We can help save Western Australia’s black cockatoos

Carnaby’s cockatoos feasting on dwarf banksia planted by the Town of Cottesloe (photograph: Chilla Bulbeck)

by Chilla Bulbeck

Recently Karen Majer (Have a Go News November) alerted us to the endangered status of the barking owl. As she notes, the black cockatoo is better known. But how many of us realise how close they are to an ‘extinction canyon’? Within two decades according to some predictions.

A full house at Luna Leederville on September 23 watched the world premiere of award-winning cinematographer Jane Hammond’s Black Cockatoo Crisis. Their major threat is habitat loss, including foraging, roosting and nesting sites, mostly due to rapid urban and industrial growth in the Perth-Peel region. 

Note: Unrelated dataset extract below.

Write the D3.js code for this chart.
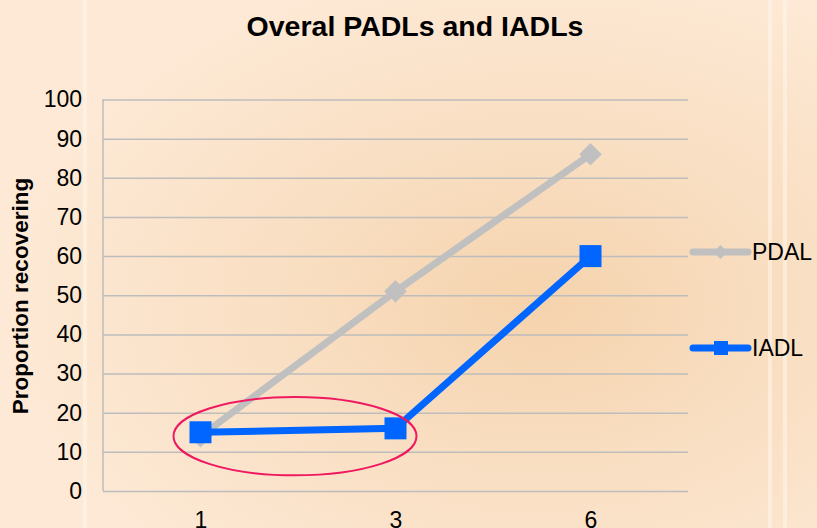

Black cockatoos are clever and adaptable, but wherever they go they face new dangers. As their banksia woodlands dwindled, black cockatoos found food sources in the Gnangara pine plantations. These supply up to half of all the food needed to keep the population of Carnaby’s Cockatoos alive. However, the government, fearing reduction in Perth’s drinking water, is in the process of clear-felling the plantations, to be completed within the next two years. The cockatoos will face possible starvation. 

In the apple and pear orchards in Perth’s hills, Baudin’s black cockatoos are illegally shot, rather than orchardists netting their fruit trees. On our wheatbelt roads, hundreds of black cockatoos attracted to the spilled grain are killed each year, rising too slowly and awkwardly in front of vehicles. If trucks carrying grain were sealed, these deaths would be prevented. 

Our northern jarrah forests have been clear-felled for bauxite mining since the 1960s. Mining companies have made application to clear a further 11,000 hectares, equivalent to around a third of the area already lost.  

Endangered animals and precious forest are burned in a target-determined cookie-cutter approach to prescribed burning, when the challenges of unpredictable climate disruption require burning regimes based on local knowledge.

Environmental groups across the metropolitan area are activated when they suddenly discover their local bushland is not a ‘Bush Forever’ site, but is under threat from a private owner, Main Roads or the Western Australian Planning Commission. 

Groups fighting to protect local cockatoo habitat from rezoning include the Friends of Underwood Avenue, Save Erindale Road Bushland, the Friends of Brixton Street Wetlands, Friends of Mosman Park Bushland and Cottesloe Coastcare Association.

Save the Black Cockatoos calls on the state government to protect all remaining cockatoo habitat and restore at least 30 per cent of lost cockatoo habitat by 2030 in line with UN agreements. 

Each of us can do something to assist our black cockatoos. We can urge the premier to adopt the Black Cockatoo Emergency Plan (savetheblackcockatoos.com/take-action/). We can join our local bushcare group, lie down in front of bulldozers destroying remnant banksia bushland and pine plantations, or make a donation to plant trees on degraded land (Carbonpositiveaustralia.org.au). 

We can urge our local council to create cockatoo habitat or plant our own gardens with banksias, or pecans, macadamias or almond trees, according to renowned botanist Kingsley Dixon.